A voter is handed as ballot at Woodworth School in Dearborn, Mich., on Tuesday, Nov. 5, 2024. One of the most consequential presidential elections in the nation’s modern history is well underway, as voters flocked to churches, schools and community centers to shape the future of American democracy. (Nick Hagen/The New York Times)

A voter is handed as ballot at Woodworth School in Dearborn, Mich., on Tuesday, Nov. 5, 2024. One of the most consequential presidential elections in the nation’s modern history is well underway, as voters flocked to churches, schools and community centers to shape the future of American democracy. (Nick Hagen/The New York Times)

Trump ‘likely to win the presidency’ as he holds advantage in key swing states

Former Republican president has 95+% chance of victory as of 9 p.m., according to NY Times forecast.

  • ©2024 The New York Times Company
  • Tuesday, November 5, 2024 9:11pm
  • NewsElections

Update 11 p.m.: Donald Trump is likely to win the presidency, according to The New York Times’ Live Presidential Forecast. “He has flipped Georgia and Pennsylvania and needs only one more state to win. Alaska, which has not voted for a Democrat in 60 years, would put him over the top.”

The forecast gives Trump a 95+% chance of victory.

Original story: North Carolina, a state that Donald Trump narrowly won in 2020, was won again by the former president, the first swing state to be called for either candidate in one of the most consequential presidential elections in modern American history.
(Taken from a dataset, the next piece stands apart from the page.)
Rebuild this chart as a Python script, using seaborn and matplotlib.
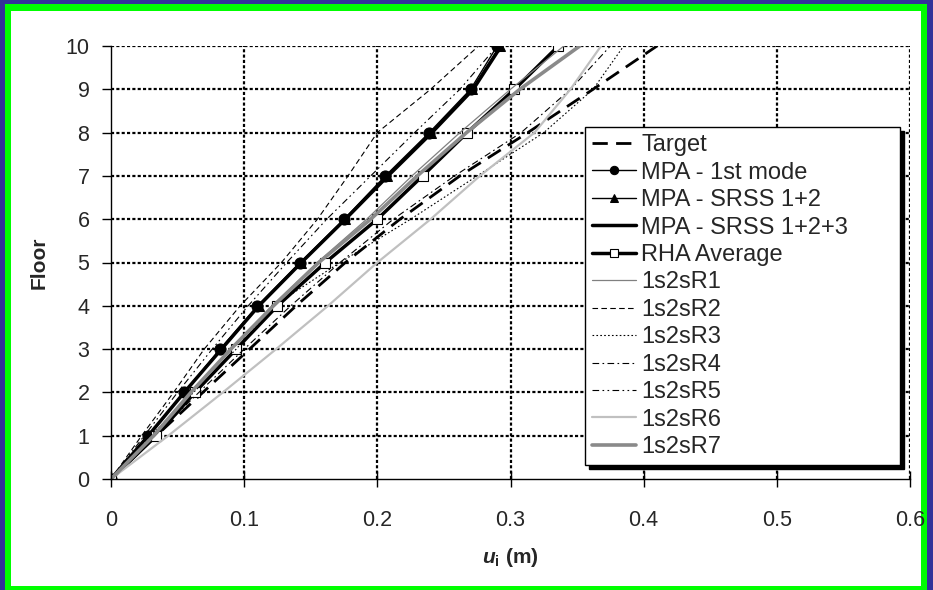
import matplotlib
matplotlib.use("Agg")
import matplotlib.pyplot as plt
from matplotlib.patches import Rectangle
import seaborn as sns
import pandas as pd

# Storey levels and lateral displacement profiles (m)
floors = [0, 1, 2, 3, 4, 5, 6, 7, 8, 9, 10]
target = [0, 0.034, 0.069, 0.104, 0.139, 0.176, 0.217, 0.262, 0.313, 0.362, 0.410]
mpa_1st = [0, 0.028, 0.055, 0.082, 0.110, 0.142, 0.175, 0.206, 0.239, 0.270, 0.290]
mpa_srss12 = [0, 0.028, 0.055, 0.082, 0.111, 0.143, 0.176, 0.207, 0.240, 0.271, 0.292]
mpa_srss123 = [0, 0.028, 0.055, 0.083, 0.111, 0.143, 0.176, 0.208, 0.241, 0.272, 0.293]
rha_avg = [0, 0.034, 0.063, 0.094, 0.125, 0.161, 0.200, 0.234, 0.2675, 0.303, 0.336]
r1 = [0, 0.031, 0.060, 0.090, 0.121, 0.155, 0.192, 0.226, 0.262, 0.300, 0.340]
r2 = [0, 0.023, 0.047, 0.070, 0.097, 0.128, 0.155, 0.178, 0.200, 0.240, 0.276]
r3 = [0, 0.030, 0.062, 0.094, 0.122, 0.172, 0.225, 0.275, 0.325, 0.362, 0.385]
r4 = [0, 0.033, 0.066, 0.100, 0.135, 0.172, 0.212, 0.258, 0.308, 0.345, 0.375]
r5 = [0, 0.025, 0.050, 0.076, 0.103, 0.132, 0.162, 0.195, 0.228, 0.262, 0.290]
r6 = [0, 0.043, 0.084, 0.124, 0.163, 0.200, 0.240, 0.277, 0.318, 0.345, 0.368]
r7 = [0, 0.032, 0.060, 0.090, 0.122, 0.156, 0.195, 0.230, 0.267, 0.307, 0.352]

x_ticks = [0, 0.1, 0.2, 0.3, 0.4, 0.5, 0.6]
x_tick_labels = ["0", "0.1", "0.2", "0.3", "0.4", "0.5", "0.6"]

sns.set_theme(style="white")
plt.rcParams["font.family"] = ["Liberation Sans", "DejaVu Sans"]
plt.rcParams["mathtext.fontset"] = "custom"
plt.rcParams["mathtext.it"] = "Liberation Sans:italic:bold"
plt.rcParams["mathtext.rm"] = "Liberation Sans:bold"
plt.rcParams["mathtext.bf"] = "Liberation Sans:bold"

fig = plt.figure(figsize=(9.33, 5.90), dpi=100)
fig.patch.set_facecolor("#333399")
W, H = 933.0, 590.0
fig.patches.append(Rectangle((5 / W, 0), 922 / W, 1 - 4 / H, transform=fig.transFigure,
                             facecolor="#00ff00", edgecolor="none", zorder=-10))
fig.patches.append(Rectangle((11 / W, 4 / H), 910 / W, 1 - 15 / H, transform=fig.transFigure,
                             facecolor="white", edgecolor="none", zorder=-9))

ax = fig.add_axes([111 / W, 1 - 479 / H, 799 / W, 433 / H])
ax.set_facecolor("none")

series = [
    ("Target", target, dict(color="black", lw=2.0, linestyle=(0, (5.5, 3)))),
    ("MPA - 1st mode", mpa_1st, dict(color="black", lw=1.0, marker="o", markersize=8,
                                      markeredgecolor="black", markerfacecolor="black")),
    ("MPA - SRSS 1+2", mpa_srss12, dict(color="black", lw=1.0, marker="^", markersize=7,
                                         markeredgecolor="black", markerfacecolor="black")),
    ("MPA - SRSS 1+2+3", mpa_srss123, dict(color="black", lw=2.5)),
    ("RHA Average", rha_avg, dict(color="black", lw=2.5, marker="s", markersize=7,
                                  markerfacecolor="white", markeredgecolor="black",
                                  markeredgewidth=0.8)),
    ("1s2sR1", r1, dict(color="#808080", lw=0.9)),
    ("1s2sR2", r2, dict(color="black", lw=0.8, linestyle=(0, (5, 3)))),
    ("1s2sR3", r3, dict(color="black", lw=0.8, linestyle=(0, (1.5, 2)))),
    ("1s2sR4", r4, dict(color="black", lw=0.8, linestyle=(0, (6, 3, 1.5, 3)))),
    ("1s2sR5", r5, dict(color="black", lw=0.8, linestyle=(0, (6, 3, 1.5, 3, 1.5, 3)))),
    ("1s2sR6", r6, dict(color="#c0c0c0", lw=1.6)),
    ("1s2sR7", r7, dict(color="#8a8a8a", lw=2.6)),
]

for name, values, style in series:
    df = pd.DataFrame({"u": values, "floor": floors})
    sns.lineplot(data=df, x="u", y="floor", sort=False, estimator=None, ax=ax,
                 label=name, **style)

ax.set_xlim(0, 0.6)
ax.set_ylim(0, 10)
ax.set_xticks(x_ticks)
ax.set_xticklabels(x_tick_labels)
ax.set_yticks(floors)

grid_kw = dict(color="black", lw=1.6, linestyle=(0, (1.4, 1.0)), zorder=0.5)
for xv in x_ticks[1:]:
    ax.axvline(xv, **grid_kw)
for yv in floors[1:]:
    ax.axhline(yv, **grid_kw)

for side in ["top", "right"]:
    ax.spines[side].set_visible(False)
for side in ["left", "bottom"]:
    ax.spines[side].set_color("black")
    ax.spines[side].set_linewidth(1.0)

ax.tick_params(axis="y", direction="out", length=6.5, width=1, color="black",
               labelsize=15.5, pad=9, left=True)
ax.tick_params(axis="x", direction="inout", length=12, width=1, color="black",
               labelsize=15.5, pad=16, bottom=True)

ax.set_ylabel("Floor", fontsize=15, fontweight="bold")
ax.set_xlabel(r"$u_{\mathrm{i}}$ (m)", fontsize=15, fontweight="bold")
ax.yaxis.set_label_coords(-0.078, 0.5)
ax.xaxis.set_label_coords(0.5, -0.155)

leg = ax.legend(loc="lower left", bbox_to_anchor=(0.593, 0.032, 0.394, 0.778),
                mode="expand", fontsize=17, frameon=True, fancybox=False,
                shadow={"color": "black", "alpha": 1.0, "ox": 3, "oy": -3},
                handlelength=1.85, handletextpad=0.25, labelspacing=0.23,
                borderpad=0.3, borderaxespad=0, markerscale=0.75)
leg.get_frame().set_edgecolor("black")
leg.get_frame().set_linewidth(1.0)
leg.get_frame().set_facecolor("white")

fig.savefig("out.png", dpi=100, facecolor=fig.get_facecolor())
The so-called blue wall states — Pennsylvania, Michigan and Wisconsin — remained too close to call, and data pointed to very close and competitive contests. Vice President Kamala Harris would almost certainly need to win all three to become the nation’s first woman elected president.
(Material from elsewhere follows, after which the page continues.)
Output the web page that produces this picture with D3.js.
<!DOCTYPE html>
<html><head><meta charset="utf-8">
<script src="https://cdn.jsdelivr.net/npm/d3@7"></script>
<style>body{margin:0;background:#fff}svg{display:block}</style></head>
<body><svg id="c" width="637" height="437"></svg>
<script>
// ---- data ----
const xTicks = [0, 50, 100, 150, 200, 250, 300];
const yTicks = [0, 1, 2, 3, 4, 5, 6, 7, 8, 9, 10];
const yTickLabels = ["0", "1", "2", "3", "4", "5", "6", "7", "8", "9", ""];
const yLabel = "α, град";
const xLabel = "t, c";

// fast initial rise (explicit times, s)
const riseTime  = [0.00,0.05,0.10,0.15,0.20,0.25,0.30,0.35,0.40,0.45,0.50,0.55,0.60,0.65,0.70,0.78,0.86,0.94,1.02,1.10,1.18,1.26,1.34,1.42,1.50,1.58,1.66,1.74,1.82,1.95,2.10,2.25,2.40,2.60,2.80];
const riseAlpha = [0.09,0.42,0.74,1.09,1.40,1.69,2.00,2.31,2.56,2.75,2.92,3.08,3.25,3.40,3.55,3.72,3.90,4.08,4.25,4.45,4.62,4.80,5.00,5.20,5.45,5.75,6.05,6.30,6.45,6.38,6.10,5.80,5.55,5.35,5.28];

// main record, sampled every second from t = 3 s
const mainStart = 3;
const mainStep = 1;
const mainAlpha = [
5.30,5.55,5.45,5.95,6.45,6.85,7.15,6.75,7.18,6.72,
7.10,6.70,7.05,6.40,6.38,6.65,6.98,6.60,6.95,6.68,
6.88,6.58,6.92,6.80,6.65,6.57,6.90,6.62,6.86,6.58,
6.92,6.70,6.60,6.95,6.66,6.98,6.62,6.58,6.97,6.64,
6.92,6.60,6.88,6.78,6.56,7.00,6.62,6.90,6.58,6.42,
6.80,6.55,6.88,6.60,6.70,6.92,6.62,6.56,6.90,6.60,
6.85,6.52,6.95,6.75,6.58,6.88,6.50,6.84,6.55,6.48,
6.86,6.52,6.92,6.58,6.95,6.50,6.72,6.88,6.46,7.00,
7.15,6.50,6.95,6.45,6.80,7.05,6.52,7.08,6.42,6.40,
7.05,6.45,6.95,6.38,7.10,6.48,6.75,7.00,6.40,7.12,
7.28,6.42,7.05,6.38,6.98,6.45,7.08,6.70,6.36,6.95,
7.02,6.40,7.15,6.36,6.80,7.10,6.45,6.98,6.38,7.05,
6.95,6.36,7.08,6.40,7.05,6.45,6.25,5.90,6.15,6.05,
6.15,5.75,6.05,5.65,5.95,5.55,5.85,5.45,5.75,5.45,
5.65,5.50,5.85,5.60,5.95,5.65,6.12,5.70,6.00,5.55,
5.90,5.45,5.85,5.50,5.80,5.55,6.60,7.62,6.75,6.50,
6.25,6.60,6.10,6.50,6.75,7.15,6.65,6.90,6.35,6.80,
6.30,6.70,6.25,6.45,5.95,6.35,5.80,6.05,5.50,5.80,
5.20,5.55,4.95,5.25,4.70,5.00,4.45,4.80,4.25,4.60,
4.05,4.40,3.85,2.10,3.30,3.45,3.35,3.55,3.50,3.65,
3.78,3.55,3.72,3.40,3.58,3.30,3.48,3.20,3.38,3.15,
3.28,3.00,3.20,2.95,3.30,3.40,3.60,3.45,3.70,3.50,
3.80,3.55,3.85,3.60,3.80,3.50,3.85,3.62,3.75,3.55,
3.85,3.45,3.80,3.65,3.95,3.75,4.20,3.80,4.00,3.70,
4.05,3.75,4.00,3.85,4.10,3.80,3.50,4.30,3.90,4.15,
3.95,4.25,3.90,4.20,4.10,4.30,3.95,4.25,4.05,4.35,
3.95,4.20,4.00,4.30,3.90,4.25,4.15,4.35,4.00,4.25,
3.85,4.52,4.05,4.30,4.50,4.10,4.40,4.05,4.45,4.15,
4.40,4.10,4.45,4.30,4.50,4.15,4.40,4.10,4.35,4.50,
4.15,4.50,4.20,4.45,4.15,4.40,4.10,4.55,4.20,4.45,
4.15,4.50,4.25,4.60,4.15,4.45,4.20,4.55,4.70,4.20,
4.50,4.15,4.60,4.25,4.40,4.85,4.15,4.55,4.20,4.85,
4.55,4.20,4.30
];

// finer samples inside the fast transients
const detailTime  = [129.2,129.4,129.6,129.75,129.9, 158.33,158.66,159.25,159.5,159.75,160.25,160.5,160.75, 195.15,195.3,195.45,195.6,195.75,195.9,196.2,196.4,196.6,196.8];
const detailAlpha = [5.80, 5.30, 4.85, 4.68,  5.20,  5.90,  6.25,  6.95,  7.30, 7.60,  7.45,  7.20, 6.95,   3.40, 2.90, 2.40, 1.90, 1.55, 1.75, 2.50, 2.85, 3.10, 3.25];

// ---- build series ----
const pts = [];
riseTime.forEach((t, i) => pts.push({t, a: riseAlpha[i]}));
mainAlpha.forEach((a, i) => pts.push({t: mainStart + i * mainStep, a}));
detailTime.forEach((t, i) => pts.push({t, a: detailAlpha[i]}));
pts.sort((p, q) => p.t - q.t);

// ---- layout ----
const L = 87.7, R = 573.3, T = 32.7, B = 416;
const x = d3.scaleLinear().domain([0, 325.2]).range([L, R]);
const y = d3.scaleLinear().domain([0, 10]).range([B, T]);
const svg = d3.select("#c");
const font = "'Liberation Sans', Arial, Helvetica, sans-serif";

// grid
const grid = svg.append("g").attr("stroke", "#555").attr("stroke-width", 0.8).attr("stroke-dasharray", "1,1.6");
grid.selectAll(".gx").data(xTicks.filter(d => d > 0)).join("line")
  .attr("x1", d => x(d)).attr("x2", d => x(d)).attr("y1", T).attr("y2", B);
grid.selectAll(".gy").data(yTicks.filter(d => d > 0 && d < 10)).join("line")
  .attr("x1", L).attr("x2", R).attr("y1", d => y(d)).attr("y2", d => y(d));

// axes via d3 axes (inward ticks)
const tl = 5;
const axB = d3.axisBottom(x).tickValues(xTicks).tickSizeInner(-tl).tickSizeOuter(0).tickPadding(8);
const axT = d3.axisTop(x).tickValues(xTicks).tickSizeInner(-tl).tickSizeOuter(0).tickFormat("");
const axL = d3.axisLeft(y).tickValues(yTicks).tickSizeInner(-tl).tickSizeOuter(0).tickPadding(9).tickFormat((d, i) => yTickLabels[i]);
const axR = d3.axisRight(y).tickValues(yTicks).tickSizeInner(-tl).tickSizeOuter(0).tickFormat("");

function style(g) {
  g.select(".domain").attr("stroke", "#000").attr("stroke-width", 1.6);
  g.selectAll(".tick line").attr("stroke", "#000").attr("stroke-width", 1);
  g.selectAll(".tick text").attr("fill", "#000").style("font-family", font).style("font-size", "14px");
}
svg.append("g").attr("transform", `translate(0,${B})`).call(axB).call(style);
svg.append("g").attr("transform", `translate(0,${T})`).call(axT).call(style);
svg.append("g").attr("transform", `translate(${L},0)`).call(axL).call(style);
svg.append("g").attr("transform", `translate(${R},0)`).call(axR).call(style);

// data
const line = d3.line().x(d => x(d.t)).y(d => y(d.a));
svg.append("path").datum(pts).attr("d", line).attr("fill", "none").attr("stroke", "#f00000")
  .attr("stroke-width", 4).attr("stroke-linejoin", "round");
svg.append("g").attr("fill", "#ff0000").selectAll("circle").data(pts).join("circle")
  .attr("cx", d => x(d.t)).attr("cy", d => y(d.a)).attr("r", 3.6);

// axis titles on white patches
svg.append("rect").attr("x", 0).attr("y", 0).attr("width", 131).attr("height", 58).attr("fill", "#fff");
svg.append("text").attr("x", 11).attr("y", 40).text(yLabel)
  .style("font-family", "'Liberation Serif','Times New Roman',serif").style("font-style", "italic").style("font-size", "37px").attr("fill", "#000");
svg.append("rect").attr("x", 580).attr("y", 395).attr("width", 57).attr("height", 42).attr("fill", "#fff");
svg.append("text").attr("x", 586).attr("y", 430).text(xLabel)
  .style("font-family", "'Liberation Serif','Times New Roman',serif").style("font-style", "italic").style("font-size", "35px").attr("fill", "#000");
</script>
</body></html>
But with her path to victory narrowing, Trump took a significant step toward making history as the first president in more than 120 years to return to the White House after being ousted four years before.

In Ohio, Bernie Moreno notched a significant Republican win, defeating Sen. Sherrod Brown, a resilient red-state Democrat. Democrats came into the night with a one-seat majority in the Senate, and they have now lost Brown and the retiring Sen. Joe Manchin, I-W.Va., who will be replaced by the state’s Republican governor, Jim Justice.

Although the election is by no means over, Trump was showing strength across the country, winning Texas and Florida easily and defying recent polls, such as one in Iowa, that seemed to show a surge of support for Harris. Republican leaders in Florida were also able to defeat ballot initiatives expanding abortion access and legalizing recreational marijuana, both of which failed to reach the 60% they needed.

Republican-held House and Senate seats that Democrats had hoped would at least be close so far have not been. Sens. Ted Cruz, R-Texas, and Rick Scott, R-Fla., survived their reelection fights. Still, most of the states that will decide the next president were still far from being decided.

A largely peaceful Election Day was marred by bomb threats that roiled polling places in Democratic regions of Georgia, Arizona and Michigan. Officials said none of the threats appeared to be credible, but at least in Georgia and Arizona, some polling places stayed open later as a result. Election officials in those states attributed at least some of the threats to Russian actors.

The Democrats did score some landmark wins. For the first time in history, the Senate will have two Black women, both Democrats, serving simultaneously: Rep. Lisa Blunt Rochester won her Senate contest in Delaware, while Angela Alsobrooks defeated moderate former Gov. Larry Hogan in Maryland. Sarah McBride, D-Del., was elected the first transgender member of the House.

In the battle for the House, Republicans were holding their own in key races, leaving control up for grabs. But state Sen. John Mannion defeated Rep. Brandon Williams, R-N.Y., according to The Associated Press, delivering Democrats the first flipped House seat in the country.